:: STATED GOAL ::
Retype exactly what runs from the first line of the data to the line with "Chart.register(...registerables);", keeping both of those lines and skipping pictures.

:: DATA ::

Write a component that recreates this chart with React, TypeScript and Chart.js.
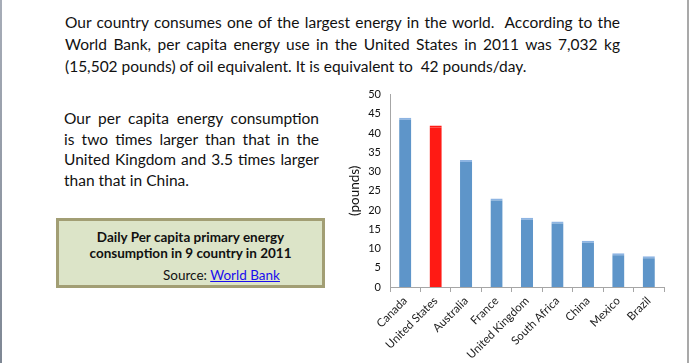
import React, { useEffect, useRef } from "react";
import { Chart, registerables } from "chart.js";

Chart.register(...registerables);

// ---- data ----
const countries = [
  "Canada",
  "United States",
  "Australia",
  "France",
  "United Kingdom",
  "South Africa",
  "China",
  "Mexico",
  "Brazil",
];
const poundsPerDay = [44, 42, 33, 23, 18, 17, 12, 8.8, 8];
const highlightCountry = "United States";
const yMin = 0;
const yMax = 50;
const yStep = 5;
const yTitle = "(pounds)";

const topLines = [
  "Our country consumes one of the largest energy in the world.  According to the",
  "World Bank, per capita energy use in the United States in 2011 was 7,032 kg",
  "(15,502 pounds) of oil equivalent. It is equivalent to  42 pounds/day.",
];
const sideLines = [
  "Our per capita energy consumption",
  "is two times larger than that in the",
  "United Kingdom and 3.5 times larger",
  "than that in China.",
];
const boxLines = ["Daily Per capita primary energy", "consumption in 9 country in 2011"];

const BLUE = "#5E95C9";
const BLUE_TOP = "#8DB4E2";
const RED = "#FF1A14";
const FONT = "Lato, 'Open Sans', sans-serif";

function JustifiedBlock(props: {
  lines: string[];
  left: number;
  top: number;
  width: number;
  fontSize: number;
  lineHeight: number;
}) {
  const { lines, left, top, width, fontSize, lineHeight } = props;
  return (
    <div
      style={{
        position: "absolute",
        left,
        top,
        width,
        fontFamily: FONT,
        fontSize,
        lineHeight: lineHeight + "px",
        color: "#111",
      }}
    >
      {lines.map((l, i) => (
        <div
          key={i}
          style={{
            whiteSpace: "pre",
            textAlign: i === lines.length - 1 ? "left" : "justify",
            textAlignLast: i === lines.length - 1 ? "left" : "justify",
            height: lineHeight,
          } as React.CSSProperties}
        >
          {l}
        </div>
      ))}
    </div>
  );
}

function EnergyChart() {
  const ref = useRef<HTMLCanvasElement | null>(null);
  useEffect(() => {
    if (!ref.current) return;
    const chart = new Chart(ref.current, {
      type: "bar",
      data: {
        labels: countries,
        datasets: [
          {
            data: poundsPerDay,
            backgroundColor: countries.map((c) => (c === highlightCountry ? RED : BLUE)),
            borderColor: countries.map((c) => (c === highlightCountry ? RED : BLUE_TOP)),
            borderWidth: { top: 2, left: 0, right: 0, bottom: 0 },
            categoryPercentage: 1,
            barPercentage: 0.4,
          },
        ],
      },
      options: {
        responsive: false,
        animation: false,
        layout: { autoPadding: false, padding: { top: 5, right: 6, bottom: 0, left: 0 } },
        plugins: { legend: { display: false }, tooltip: { enabled: false } },
        scales: {
          x: {
            afterFit: (s: any) => {
              s.height = 76;
            },
            grid: { display: true, drawOnChartArea: false, tickLength: 5, color: "#A6A6A6", offset: true },
            border: { display: true, color: "#A6A6A6" },
            ticks: {
              autoSkip: false,
              minRotation: 45,
              maxRotation: 45,
              padding: 2,
              color: "#222",
              font: { family: FONT, size: 11.5 },
            },
          },
          y: {
            min: yMin,
            max: yMax,
            afterFit: (s: any) => {
              s.width = 50;
            },
            grid: { display: false, drawTicks: false },
            border: { display: true, color: "#A6A6A6" },
            ticks: { stepSize: yStep, padding: 9, color: "#111", font: { family: FONT, size: 11 } },
            title: {
              display: true,
              text: yTitle,
              color: "#111",
              font: { family: FONT, size: 13.5 },
              padding: { top: 7, bottom: 5 },
            },
          },
        },
      },
    });
    let alive = true;
    const fonts = (document as any).fonts;
    if (fonts) {
      Promise.all([fonts.load("11px Lato"), fonts.load("13.5px Lato")]).then(() => {
        if (alive) chart.update();
      });
    }
    return () => {
      alive = false;
      chart.destroy();
    };
  }, []);
  return (
    <canvas
      ref={ref}
      width={330}
      height={284}
      style={{ position: "absolute", left: 340, top: 79, width: 330, height: 284 }}
    />
  );
}

export default function App() {
  return (
    <div
      style={{
        position: "absolute",
        left: 0,
        top: 0,
        width: 689,
        height: 363,
        background: "#fff",
        overflow: "hidden",
      }}
    >
      <div
        style={{
          position: "absolute",
          left: 0,
          top: 0,
          width: 2,
          height: 363,
          background: "linear-gradient(#A7ADB8, #7E8794)",
        }}
      />
      <div style={{ position: "absolute", left: 687, top: 0, width: 2, height: 363, background: "#A9A9A9" }} />
      <JustifiedBlock lines={topLines} left={65} top={11} width={555} fontSize={15.5} lineHeight={22} />
      <JustifiedBlock lines={sideLines} left={64} top={108} width={255} fontSize={15.5} lineHeight={20.5} />
      <div
        style={{
          position: "absolute",
          left: 56,
          top: 218,
          width: 263,
          height: 64,
          background: "#DCE4C8",
          border: "3px solid #A29E74",
          fontFamily: FONT,
          color: "#111",
        }}
      >
        <div style={{ textAlign: "center", fontWeight: "bold", fontSize: 13.5, lineHeight: "16px", marginTop: 8 }}>
          {boxLines.map((l, i) => (
            <div key={i}>{l}</div>
          ))}
        </div>
        <div style={{ position: "absolute", left: 104, top: 46, fontSize: 13.5, lineHeight: "16px" }}>
          Source:{" "}
          <a href="#" style={{ color: "#1A0DEE", textDecoration: "underline" }}>
            World Bank
          </a>
        </div>
      </div>
      <EnergyChart />
    </div>
  );
}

:: SOLUTION FOR THIS PROBLEM ::
Write a component that recreates this chart with React, TypeScript and Chart.js.
import React, { useEffect, useRef } from "react";
import { Chart, registerables } from "chart.js";

Chart.register(...registerables);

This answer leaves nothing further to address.